There’s a reason 98% of domestic fresh figs come from California – the warm, California sunshine provides the right climate for growing delicious and nutritious figs. And, thanks to an un-seasonally warm start to the summer, the 2013 fresh California fig season is officially underway two weeks ahead of schedule. According to California’s fig farmers, the main crop harvest is bountiful and fresh figs grown in California will be plentiful until mid-December.
“Chefs and consumers can delight in the excellent quality of the 2013 crop now available across all varieties – Black Mission, Brown Turkey, Calimyrna, Kadota, Sierra and Tiger, a new variety that can be identified by its subtle green stripes and striking raspberry color and flavor notes,” says Karla Stockli, chief executive officer, California Fresh Fig Growers Association.
With fruit now available in stores, California fig farmers offer the following tips as a reminder when purchasing fresh figs, including:
- Look for the softest figs; a soft texture indicates the fruit is ready to consume immediately.

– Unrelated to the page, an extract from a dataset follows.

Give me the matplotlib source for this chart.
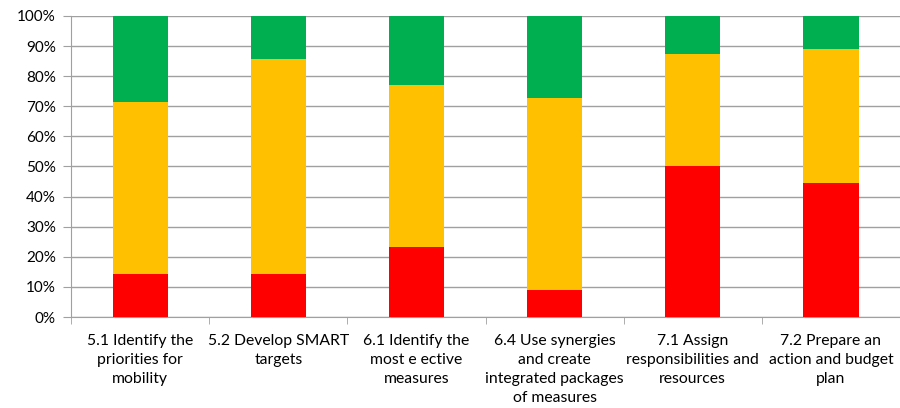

- Don’t be concerned about small slits or tears in the skin as long as the fig has a fresh aroma.
- Fresh figs are delicate. Handle gently.
- Keep figs in the refrigerator for as long as five to seven days.
Too many to eat right away? Just rinse and freeze. Simply arrange in a single layer on a pan and put in the freezer. Transfer frozen figs to a sealed plastic bag, where they can be kept in the freezer for up to six months. Avoid figs with a fermentation odor; it indicates that the fruit is overripe.
Stockli adds that everything except the stem is edible, and figs can be enjoyed by themselves or combined with other favorite summertime foods. Each variety has unique and different flavors. A source of dietary fiber, fresh, flavorful California figs are also high in antioxidants, fat-free, sodium-free and cholesterol-free.